Some of Annie Enneking’s songs in What I Want Now I Will Want Later are in the tradition of Joni Mitchell and Kate Bush, performers who know that the lightest touch can hit harder than a body-slamming beat. There’s literal body-slamming in Enneking’s collaboration with theater artist Samantha Johns, but there’s also a gentle, playful ambience to this unique, completely absorbing show.

The production’s venue is a studio loft adjacent to Open Eye Figure Theatre. When I entered last night, I found the space outfitted with eclectic tchotchkes and lit with candles; a table near the front of the space was laid out with a heaping wine-and-cheese-and-fruit spread, and in a kitchen space towards the back, two women in tunics and tights (Emma Barber and Aeysha Kinnunen) were preparing what looked to be a bowl of raw carrots.

Johns is a multisensory playmaker; seeing one of her shows reminds you just how many tools conventional theater artists leave, so to speak, on the table. What I Want feels intimate not just because of its cozy staging in a space that formerly served as a home to Open Eye’s co-founders Michael Sommers and Susan Haas, but because it involves (and problematizes) the staples of our daily lives: food and clothing and music and touch. In contrast to the sterile prop living rooms on which traditionally staged dramas unfold, What I Want is authentically domestic.

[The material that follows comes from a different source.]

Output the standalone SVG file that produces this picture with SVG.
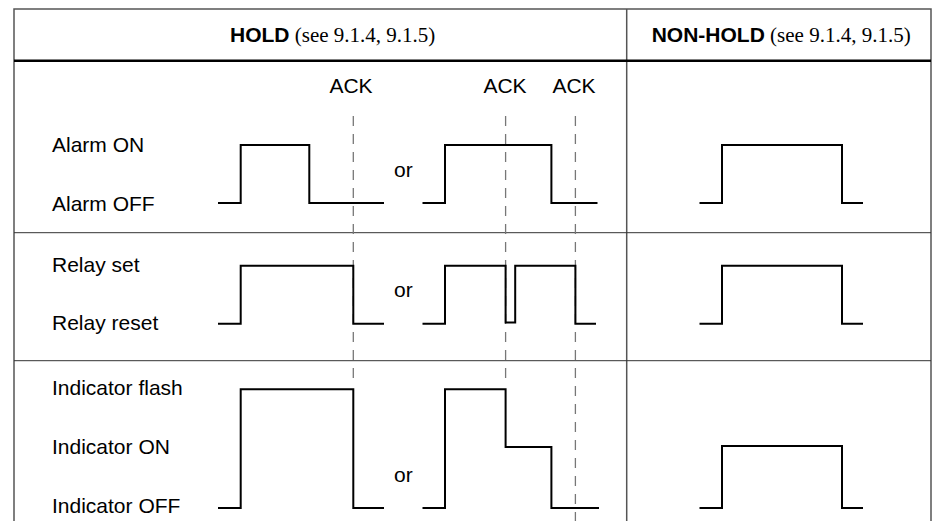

Barber and Kinnunen are two members of a core quartet of performers in the show, along with Enneking and a young girl, Harper Enneking-Norton. Enneking sings several songs over the course of the show’s 70 minutes, accompanied by two musicians (Dan Dukich and Evan Murnane) who remain stationed aloft in a bedroom nook. The show begins with Enneking-Norton bursting down the stairs through plastic sheeting (actually, with plastic sheeting) as Enneking sings a baleful ballad; eventually, Enneking makes her way down the stairs to join what becomes a dynamic dance among the multigenerational quartet.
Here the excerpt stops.